§ **WHAT YOU WILL DO**:
Each line from the one containing "Convert this diagram to TikZ code." through the one containing "(582,558) rectangle (856,1102);" must be echoed exactly, endpoints included, and every other line omitted.

Items from a data source

┄┄┄┄┄┄┄┄┄┄┄┄┄┄┄┄┄┄┄┄

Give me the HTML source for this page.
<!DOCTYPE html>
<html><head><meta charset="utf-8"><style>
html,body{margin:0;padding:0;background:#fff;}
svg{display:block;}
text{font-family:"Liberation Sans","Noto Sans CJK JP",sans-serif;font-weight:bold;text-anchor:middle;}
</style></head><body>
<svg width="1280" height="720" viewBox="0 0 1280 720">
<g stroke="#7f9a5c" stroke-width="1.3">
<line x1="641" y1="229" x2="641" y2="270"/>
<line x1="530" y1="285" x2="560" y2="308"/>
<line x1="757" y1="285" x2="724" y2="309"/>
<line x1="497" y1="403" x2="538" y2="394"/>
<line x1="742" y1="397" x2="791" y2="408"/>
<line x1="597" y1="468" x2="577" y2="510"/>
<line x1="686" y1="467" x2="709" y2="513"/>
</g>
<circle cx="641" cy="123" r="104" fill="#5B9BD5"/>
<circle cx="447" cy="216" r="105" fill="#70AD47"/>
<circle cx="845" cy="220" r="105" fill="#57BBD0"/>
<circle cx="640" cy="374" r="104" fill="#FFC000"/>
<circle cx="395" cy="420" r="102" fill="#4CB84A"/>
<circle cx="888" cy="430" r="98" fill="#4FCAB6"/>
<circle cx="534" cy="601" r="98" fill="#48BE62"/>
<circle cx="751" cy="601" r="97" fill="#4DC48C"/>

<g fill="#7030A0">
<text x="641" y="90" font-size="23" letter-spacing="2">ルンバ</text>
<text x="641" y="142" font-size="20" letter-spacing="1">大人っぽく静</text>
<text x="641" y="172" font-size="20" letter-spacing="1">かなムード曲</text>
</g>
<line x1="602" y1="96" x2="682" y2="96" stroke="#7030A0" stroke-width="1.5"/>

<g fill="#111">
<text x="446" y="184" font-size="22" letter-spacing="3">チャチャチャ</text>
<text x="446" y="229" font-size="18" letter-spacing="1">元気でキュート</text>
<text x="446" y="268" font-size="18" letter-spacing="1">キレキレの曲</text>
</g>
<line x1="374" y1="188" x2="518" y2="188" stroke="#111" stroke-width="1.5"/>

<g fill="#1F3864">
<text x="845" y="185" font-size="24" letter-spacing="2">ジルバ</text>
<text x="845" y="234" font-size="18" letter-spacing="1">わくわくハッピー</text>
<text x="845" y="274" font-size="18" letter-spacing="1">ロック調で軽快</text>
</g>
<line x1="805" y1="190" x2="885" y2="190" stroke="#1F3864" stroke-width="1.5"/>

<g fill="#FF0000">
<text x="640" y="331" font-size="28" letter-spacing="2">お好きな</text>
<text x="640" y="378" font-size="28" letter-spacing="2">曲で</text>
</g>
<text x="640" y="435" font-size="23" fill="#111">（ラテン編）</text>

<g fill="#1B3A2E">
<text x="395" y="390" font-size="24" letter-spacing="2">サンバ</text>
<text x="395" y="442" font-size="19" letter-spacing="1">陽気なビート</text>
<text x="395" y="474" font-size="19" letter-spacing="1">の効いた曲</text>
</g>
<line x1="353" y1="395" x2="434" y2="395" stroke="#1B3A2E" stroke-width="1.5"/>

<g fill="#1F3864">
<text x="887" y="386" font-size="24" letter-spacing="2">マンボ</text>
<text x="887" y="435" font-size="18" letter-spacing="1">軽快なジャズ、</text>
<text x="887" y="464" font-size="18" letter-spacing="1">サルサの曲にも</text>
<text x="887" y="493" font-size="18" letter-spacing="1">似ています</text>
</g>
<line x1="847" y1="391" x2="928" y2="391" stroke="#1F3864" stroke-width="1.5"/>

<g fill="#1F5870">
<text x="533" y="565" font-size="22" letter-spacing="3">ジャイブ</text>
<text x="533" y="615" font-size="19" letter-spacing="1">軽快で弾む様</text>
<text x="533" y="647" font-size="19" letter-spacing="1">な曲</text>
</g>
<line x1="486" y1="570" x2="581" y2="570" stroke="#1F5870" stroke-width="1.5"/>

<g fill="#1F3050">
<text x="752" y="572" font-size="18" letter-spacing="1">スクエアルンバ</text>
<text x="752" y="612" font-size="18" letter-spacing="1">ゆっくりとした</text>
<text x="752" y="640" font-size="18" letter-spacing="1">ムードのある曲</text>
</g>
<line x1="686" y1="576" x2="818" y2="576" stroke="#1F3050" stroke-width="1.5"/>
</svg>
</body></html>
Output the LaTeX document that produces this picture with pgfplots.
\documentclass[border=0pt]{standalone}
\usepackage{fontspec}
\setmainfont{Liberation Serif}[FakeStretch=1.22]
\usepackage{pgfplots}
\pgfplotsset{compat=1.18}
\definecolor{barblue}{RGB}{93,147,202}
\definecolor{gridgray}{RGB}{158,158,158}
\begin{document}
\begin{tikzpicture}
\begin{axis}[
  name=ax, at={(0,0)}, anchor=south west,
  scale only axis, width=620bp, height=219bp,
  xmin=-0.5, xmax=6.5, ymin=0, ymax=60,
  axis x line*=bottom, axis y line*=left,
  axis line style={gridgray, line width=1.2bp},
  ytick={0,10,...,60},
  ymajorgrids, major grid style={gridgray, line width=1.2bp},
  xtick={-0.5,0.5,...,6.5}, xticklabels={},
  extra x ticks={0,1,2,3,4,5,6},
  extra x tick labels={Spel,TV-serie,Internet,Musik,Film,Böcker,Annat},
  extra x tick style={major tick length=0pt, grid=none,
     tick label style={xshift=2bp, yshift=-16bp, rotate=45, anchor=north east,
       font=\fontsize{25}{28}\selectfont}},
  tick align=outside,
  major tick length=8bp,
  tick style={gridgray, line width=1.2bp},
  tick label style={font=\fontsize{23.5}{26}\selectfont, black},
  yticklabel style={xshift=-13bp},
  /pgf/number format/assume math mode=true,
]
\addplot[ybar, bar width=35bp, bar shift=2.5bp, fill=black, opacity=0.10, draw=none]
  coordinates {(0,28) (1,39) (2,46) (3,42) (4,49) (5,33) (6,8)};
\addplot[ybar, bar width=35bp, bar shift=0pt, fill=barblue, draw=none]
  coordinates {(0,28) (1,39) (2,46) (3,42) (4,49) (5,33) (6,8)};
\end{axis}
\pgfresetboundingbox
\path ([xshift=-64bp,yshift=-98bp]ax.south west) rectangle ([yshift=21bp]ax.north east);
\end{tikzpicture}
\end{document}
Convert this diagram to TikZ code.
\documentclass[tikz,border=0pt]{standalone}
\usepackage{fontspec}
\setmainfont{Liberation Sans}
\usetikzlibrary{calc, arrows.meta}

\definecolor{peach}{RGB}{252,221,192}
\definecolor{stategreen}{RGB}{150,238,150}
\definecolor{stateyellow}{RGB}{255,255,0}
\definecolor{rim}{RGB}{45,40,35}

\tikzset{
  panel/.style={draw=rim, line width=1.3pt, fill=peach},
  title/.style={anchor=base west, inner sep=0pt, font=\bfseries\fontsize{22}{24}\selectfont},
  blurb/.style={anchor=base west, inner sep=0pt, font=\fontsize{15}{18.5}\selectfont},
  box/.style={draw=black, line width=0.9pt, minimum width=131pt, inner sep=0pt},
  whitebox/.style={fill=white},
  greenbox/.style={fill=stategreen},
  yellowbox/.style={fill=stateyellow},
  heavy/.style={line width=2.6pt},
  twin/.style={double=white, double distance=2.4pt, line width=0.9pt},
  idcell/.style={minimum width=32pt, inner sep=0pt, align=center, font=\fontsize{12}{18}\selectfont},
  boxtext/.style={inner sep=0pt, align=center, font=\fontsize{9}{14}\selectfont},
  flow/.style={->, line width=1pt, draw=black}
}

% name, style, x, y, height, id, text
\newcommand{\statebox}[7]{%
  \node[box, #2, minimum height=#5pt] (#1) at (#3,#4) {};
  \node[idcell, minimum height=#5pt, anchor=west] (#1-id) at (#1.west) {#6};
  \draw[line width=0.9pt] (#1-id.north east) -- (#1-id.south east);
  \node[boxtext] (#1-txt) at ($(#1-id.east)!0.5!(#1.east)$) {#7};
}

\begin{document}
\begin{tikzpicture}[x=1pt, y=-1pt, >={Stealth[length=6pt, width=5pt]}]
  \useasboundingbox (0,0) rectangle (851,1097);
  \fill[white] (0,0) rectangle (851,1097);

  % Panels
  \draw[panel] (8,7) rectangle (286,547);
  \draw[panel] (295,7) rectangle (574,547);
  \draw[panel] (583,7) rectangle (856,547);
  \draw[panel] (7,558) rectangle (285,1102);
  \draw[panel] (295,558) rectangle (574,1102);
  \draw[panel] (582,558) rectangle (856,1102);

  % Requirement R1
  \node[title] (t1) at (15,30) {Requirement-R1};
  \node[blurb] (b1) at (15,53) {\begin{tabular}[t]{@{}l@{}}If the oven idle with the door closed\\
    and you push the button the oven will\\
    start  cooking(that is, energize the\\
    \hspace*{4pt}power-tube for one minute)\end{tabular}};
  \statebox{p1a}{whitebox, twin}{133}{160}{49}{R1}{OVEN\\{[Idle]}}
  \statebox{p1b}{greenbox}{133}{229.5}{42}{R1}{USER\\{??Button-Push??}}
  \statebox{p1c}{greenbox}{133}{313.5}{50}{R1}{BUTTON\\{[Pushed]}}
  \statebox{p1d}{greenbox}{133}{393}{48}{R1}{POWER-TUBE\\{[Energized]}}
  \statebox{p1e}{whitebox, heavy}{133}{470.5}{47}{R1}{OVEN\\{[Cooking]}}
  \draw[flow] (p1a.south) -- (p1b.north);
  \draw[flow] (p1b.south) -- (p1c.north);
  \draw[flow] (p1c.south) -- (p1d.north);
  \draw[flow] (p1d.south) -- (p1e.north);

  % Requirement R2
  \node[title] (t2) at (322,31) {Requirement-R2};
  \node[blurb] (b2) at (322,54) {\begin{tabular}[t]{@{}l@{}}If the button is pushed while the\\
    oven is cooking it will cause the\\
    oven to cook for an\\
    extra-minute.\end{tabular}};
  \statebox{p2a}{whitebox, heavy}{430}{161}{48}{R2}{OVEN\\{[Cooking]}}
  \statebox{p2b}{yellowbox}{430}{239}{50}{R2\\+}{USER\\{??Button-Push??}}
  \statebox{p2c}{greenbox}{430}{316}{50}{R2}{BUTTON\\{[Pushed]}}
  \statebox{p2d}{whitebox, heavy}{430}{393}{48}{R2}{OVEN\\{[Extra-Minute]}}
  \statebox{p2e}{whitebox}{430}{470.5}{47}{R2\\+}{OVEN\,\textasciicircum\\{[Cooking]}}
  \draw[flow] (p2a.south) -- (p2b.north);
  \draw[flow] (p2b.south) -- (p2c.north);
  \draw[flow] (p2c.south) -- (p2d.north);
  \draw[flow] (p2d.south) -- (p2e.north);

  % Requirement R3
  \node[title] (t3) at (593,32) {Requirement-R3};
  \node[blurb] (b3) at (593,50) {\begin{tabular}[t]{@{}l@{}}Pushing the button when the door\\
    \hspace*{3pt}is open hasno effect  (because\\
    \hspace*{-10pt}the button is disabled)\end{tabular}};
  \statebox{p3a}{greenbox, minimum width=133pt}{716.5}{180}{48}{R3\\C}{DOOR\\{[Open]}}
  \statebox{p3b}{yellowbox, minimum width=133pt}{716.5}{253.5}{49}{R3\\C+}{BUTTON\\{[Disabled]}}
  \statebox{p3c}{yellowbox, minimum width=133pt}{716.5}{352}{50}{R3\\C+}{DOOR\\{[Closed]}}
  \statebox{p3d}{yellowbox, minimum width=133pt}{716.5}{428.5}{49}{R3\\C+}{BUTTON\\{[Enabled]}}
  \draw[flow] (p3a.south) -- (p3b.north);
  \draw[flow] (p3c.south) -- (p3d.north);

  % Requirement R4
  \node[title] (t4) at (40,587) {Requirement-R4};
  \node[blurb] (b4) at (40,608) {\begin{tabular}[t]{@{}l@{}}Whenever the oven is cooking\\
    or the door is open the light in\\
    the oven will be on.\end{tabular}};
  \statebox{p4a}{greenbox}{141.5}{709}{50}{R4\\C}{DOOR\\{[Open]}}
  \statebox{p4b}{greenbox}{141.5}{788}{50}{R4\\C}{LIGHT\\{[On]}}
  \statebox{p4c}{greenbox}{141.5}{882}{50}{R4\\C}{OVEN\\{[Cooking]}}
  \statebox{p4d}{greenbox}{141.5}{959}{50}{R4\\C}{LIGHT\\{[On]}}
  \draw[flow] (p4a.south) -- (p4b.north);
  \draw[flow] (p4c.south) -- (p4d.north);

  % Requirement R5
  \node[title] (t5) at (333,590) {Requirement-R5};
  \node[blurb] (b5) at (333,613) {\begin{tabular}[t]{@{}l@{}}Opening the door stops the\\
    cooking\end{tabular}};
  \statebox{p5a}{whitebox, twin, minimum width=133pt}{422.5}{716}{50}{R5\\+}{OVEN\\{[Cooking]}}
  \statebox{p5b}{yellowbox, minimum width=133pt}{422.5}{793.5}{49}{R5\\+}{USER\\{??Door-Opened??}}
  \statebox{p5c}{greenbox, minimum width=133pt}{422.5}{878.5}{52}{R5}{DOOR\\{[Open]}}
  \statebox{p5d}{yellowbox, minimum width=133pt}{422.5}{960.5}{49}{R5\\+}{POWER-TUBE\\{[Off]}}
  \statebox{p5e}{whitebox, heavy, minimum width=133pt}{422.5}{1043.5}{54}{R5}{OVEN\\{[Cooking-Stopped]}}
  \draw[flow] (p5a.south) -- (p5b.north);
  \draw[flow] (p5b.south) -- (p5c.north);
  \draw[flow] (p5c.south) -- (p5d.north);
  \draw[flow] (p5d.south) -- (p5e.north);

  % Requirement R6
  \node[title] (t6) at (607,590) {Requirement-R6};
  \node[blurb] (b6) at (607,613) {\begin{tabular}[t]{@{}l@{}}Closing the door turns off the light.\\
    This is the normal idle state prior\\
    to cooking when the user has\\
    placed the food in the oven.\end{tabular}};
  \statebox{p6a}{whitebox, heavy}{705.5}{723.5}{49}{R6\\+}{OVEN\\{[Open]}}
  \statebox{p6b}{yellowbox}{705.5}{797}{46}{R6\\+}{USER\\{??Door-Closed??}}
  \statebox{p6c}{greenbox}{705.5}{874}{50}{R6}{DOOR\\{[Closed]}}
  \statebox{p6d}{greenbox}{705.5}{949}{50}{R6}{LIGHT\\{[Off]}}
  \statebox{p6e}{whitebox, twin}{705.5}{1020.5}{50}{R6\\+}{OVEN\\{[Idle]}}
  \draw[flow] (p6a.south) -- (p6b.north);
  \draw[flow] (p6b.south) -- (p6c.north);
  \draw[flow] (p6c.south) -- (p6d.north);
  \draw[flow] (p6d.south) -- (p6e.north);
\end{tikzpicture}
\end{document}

┄┄┄┄┄┄┄┄┄┄┄┄┄┄┄┄┄┄┄┄

§ **RESPONSE**:
Convert this diagram to TikZ code.
\documentclass[tikz,border=0pt]{standalone}
\usepackage{fontspec}
\setmainfont{Liberation Sans}
\usetikzlibrary{calc, arrows.meta}

\definecolor{peach}{RGB}{252,221,192}
\definecolor{stategreen}{RGB}{150,238,150}
\definecolor{stateyellow}{RGB}{255,255,0}
\definecolor{rim}{RGB}{45,40,35}

\tikzset{
  panel/.style={draw=rim, line width=1.3pt, fill=peach},
  title/.style={anchor=base west, inner sep=0pt, font=\bfseries\fontsize{22}{24}\selectfont},
  blurb/.style={anchor=base west, inner sep=0pt, font=\fontsize{15}{18.5}\selectfont},
  box/.style={draw=black, line width=0.9pt, minimum width=131pt, inner sep=0pt},
  whitebox/.style={fill=white},
  greenbox/.style={fill=stategreen},
  yellowbox/.style={fill=stateyellow},
  heavy/.style={line width=2.6pt},
  twin/.style={double=white, double distance=2.4pt, line width=0.9pt},
  idcell/.style={minimum width=32pt, inner sep=0pt, align=center, font=\fontsize{12}{18}\selectfont},
  boxtext/.style={inner sep=0pt, align=center, font=\fontsize{9}{14}\selectfont},
  flow/.style={->, line width=1pt, draw=black}
}

% name, style, x, y, height, id, text
\newcommand{\statebox}[7]{%
  \node[box, #2, minimum height=#5pt] (#1) at (#3,#4) {};
  \node[idcell, minimum height=#5pt, anchor=west] (#1-id) at (#1.west) {#6};
  \draw[line width=0.9pt] (#1-id.north east) -- (#1-id.south east);
  \node[boxtext] (#1-txt) at ($(#1-id.east)!0.5!(#1.east)$) {#7};
}

\begin{document}
\begin{tikzpicture}[x=1pt, y=-1pt, >={Stealth[length=6pt, width=5pt]}]
  \useasboundingbox (0,0) rectangle (851,1097);
  \fill[white] (0,0) rectangle (851,1097);

  % Panels
  \draw[panel] (8,7) rectangle (286,547);
  \draw[panel] (295,7) rectangle (574,547);
  \draw[panel] (583,7) rectangle (856,547);
  \draw[panel] (7,558) rectangle (285,1102);
  \draw[panel] (295,558) rectangle (574,1102);
  \draw[panel] (582,558) rectangle (856,1102);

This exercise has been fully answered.